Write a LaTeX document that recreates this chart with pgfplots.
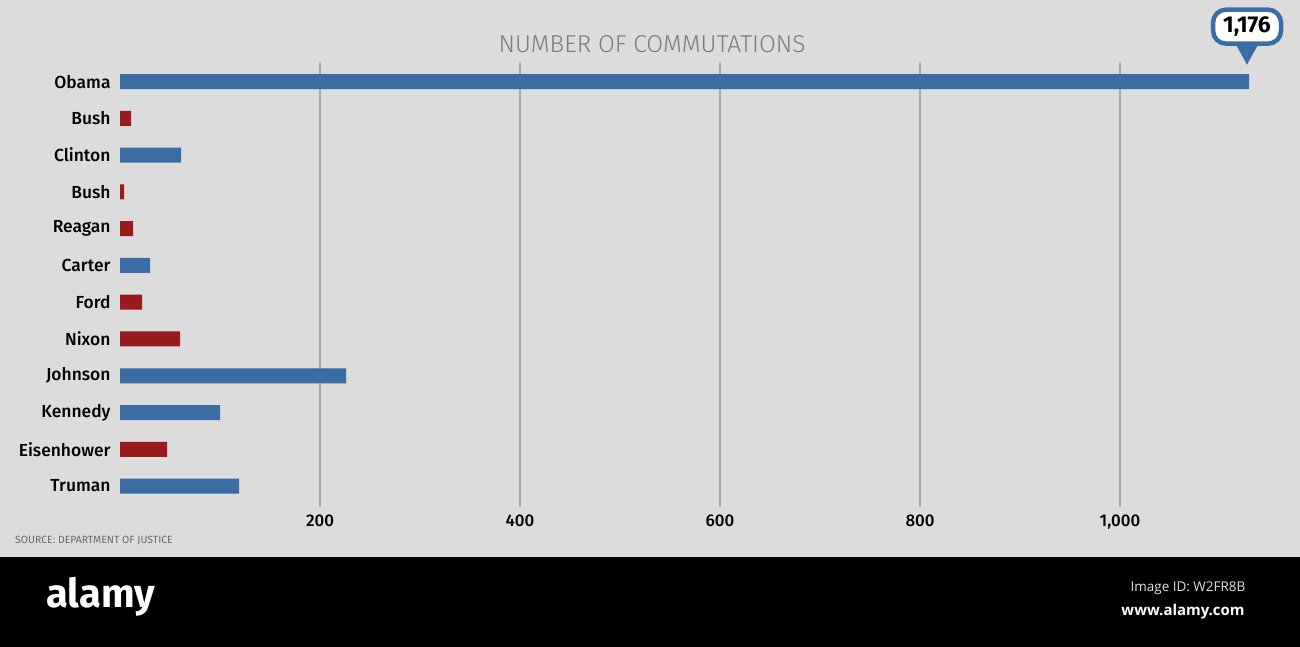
\documentclass[border=0pt]{standalone}
\usepackage{fontspec}
\setmainfont{Fira Sans}
\newfontfamily\firamed{Fira Sans Medium}
\newfontfamily\firalight{Fira Sans Light}
\newfontfamily\opensans{Open Sans}
\usepackage{pgfplots}
\pgfplotsset{compat=1.18}
\definecolor{bg}{HTML}{DCDCDC}
\definecolor{barblue}{HTML}{3B6CA3}
\definecolor{barred}{HTML}{9A1B1E}
\definecolor{gridc}{HTML}{A9A9A9}
\definecolor{titlec}{HTML}{7A7A7A}
\begin{document}
\begin{tikzpicture}[x=1bp,y=1bp]
\fill[bg] (0,0) rectangle (1300,647);
\fill[black] (0,0) rectangle (1300,90);
\begin{axis}[
  at={(120bp,140bp)}, anchor=south west,
  scale only axis, width=1140bp, height=444bp,
  xmin=0, xmax=1140, ymin=-0.57, ymax=11.508,
  axis line style={draw=none}, tick style={draw=none},
  xmajorgrids, grid style={gridc, line width=1.2bp},
  xtick={200,400,600,800,1000}, xticklabels={200,400,600,800,{1,000}},
  ytick={0,...,11},
  yticklabels={Truman,Eisenhower,Kennedy,Johnson,Nixon,Ford,Carter,Reagan,Bush,Clinton,Bush,Obama},
  xticklabel style={font=\firamed\fontsize{17}{17}\selectfont, text=black, anchor=north, inner sep=0pt, yshift=-8bp},
  yticklabel style={font=\firamed\fontsize{17.5}{17.5}\selectfont, text=black, anchor=east, inner sep=0pt, xshift=-5bp},
  xbar, bar width=15bp, bar shift=0pt, clip=false,
]
\addplot[draw=none, fill=barblue] coordinates {(1129,11) (61,9) (30,6) (226,3) (100,2) (119,0)};
\addplot[draw=none, fill=barred] coordinates {(11,10) (4,8) (13,7) (22,5) (60,4) (47,1)};
\coordinate (tip) at ([xshift=-2bp,yshift=17bp]axis cs:1129,11);
\end{axis}
\fill[barblue] (tip) -- ++(-11bp,20bp) -- ++(22bp,0) -- cycle;
\node[draw=barblue, line width=4.5bp, fill=white, rounded corners=13bp, minimum width=68bp, minimum height=34bp, inner sep=0pt, font=\bfseries\fontsize{23}{23}\selectfont] at ([yshift=38bp]tip) {1,176};
\node[font=\firalight\fontsize{24.5}{24.5}\selectfont, text=titlec] at (652,603) {NUMBER OF COMMUTATIONS};
\node[font=\fontsize{10.5}{10.5}\selectfont, text=titlec!85!black, anchor=west, inner sep=0pt] at (15,106) {SOURCE: DEPARTMENT OF JUSTICE};
\node[font=\bfseries\fontsize{40}{40}\selectfont, text=white] at (101,50) {alamy};
\node[font=\opensans\fontsize{13.5}{13.5}\selectfont, text=white!88!black] at (1188,59) {Image ID: W2FR8B};
\node[font=\opensans\bfseries\fontsize{15}{15}\selectfont, text=white] at (1183,35) {www.alamy.com};
\end{tikzpicture}
\end{document}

Instructions to follow: Your task is to repeat the data above exactly while excluding the pictures.

Exercise response:
Write a LaTeX document that recreates this chart with pgfplots.
\documentclass[border=0pt]{standalone}
\usepackage{fontspec}
\setmainfont{Fira Sans}
\newfontfamily\firamed{Fira Sans Medium}
\newfontfamily\firalight{Fira Sans Light}
\newfontfamily\opensans{Open Sans}
\usepackage{pgfplots}
\pgfplotsset{compat=1.18}
\definecolor{bg}{HTML}{DCDCDC}
\definecolor{barblue}{HTML}{3B6CA3}
\definecolor{barred}{HTML}{9A1B1E}
\definecolor{gridc}{HTML}{A9A9A9}
\definecolor{titlec}{HTML}{7A7A7A}
\begin{document}
\begin{tikzpicture}[x=1bp,y=1bp]
\fill[bg] (0,0) rectangle (1300,647);
\fill[black] (0,0) rectangle (1300,90);
\begin{axis}[
  at={(120bp,140bp)}, anchor=south west,
  scale only axis, width=1140bp, height=444bp,
  xmin=0, xmax=1140, ymin=-0.57, ymax=11.508,
  axis line style={draw=none}, tick style={draw=none},
  xmajorgrids, grid style={gridc, line width=1.2bp},
  xtick={200,400,600,800,1000}, xticklabels={200,400,600,800,{1,000}},
  ytick={0,...,11},
  yticklabels={Truman,Eisenhower,Kennedy,Johnson,Nixon,Ford,Carter,Reagan,Bush,Clinton,Bush,Obama},
  xticklabel style={font=\firamed\fontsize{17}{17}\selectfont, text=black, anchor=north, inner sep=0pt, yshift=-8bp},
  yticklabel style={font=\firamed\fontsize{17.5}{17.5}\selectfont, text=black, anchor=east, inner sep=0pt, xshift=-5bp},
  xbar, bar width=15bp, bar shift=0pt, clip=false,
]
\addplot[draw=none, fill=barblue] coordinates {(1129,11) (61,9) (30,6) (226,3) (100,2) (119,0)};
\addplot[draw=none, fill=barred] coordinates {(11,10) (4,8) (13,7) (22,5) (60,4) (47,1)};
\coordinate (tip) at ([xshift=-2bp,yshift=17bp]axis cs:1129,11);
\end{axis}
\fill[barblue] (tip) -- ++(-11bp,20bp) -- ++(22bp,0) -- cycle;
\node[draw=barblue, line width=4.5bp, fill=white, rounded corners=13bp, minimum width=68bp, minimum height=34bp, inner sep=0pt, font=\bfseries\fontsize{23}{23}\selectfont] at ([yshift=38bp]tip) {1,176};
\node[font=\firalight\fontsize{24.5}{24.5}\selectfont, text=titlec] at (652,603) {NUMBER OF COMMUTATIONS};
\node[font=\fontsize{10.5}{10.5}\selectfont, text=titlec!85!black, anchor=west, inner sep=0pt] at (15,106) {SOURCE: DEPARTMENT OF JUSTICE};
\node[font=\bfseries\fontsize{40}{40}\selectfont, text=white] at (101,50) {alamy};
\node[font=\opensans\fontsize{13.5}{13.5}\selectfont, text=white!88!black] at (1188,59) {Image ID: W2FR8B};
\node[font=\opensans\bfseries\fontsize{15}{15}\selectfont, text=white] at (1183,35) {www.alamy.com};
\end{tikzpicture}
\end{document}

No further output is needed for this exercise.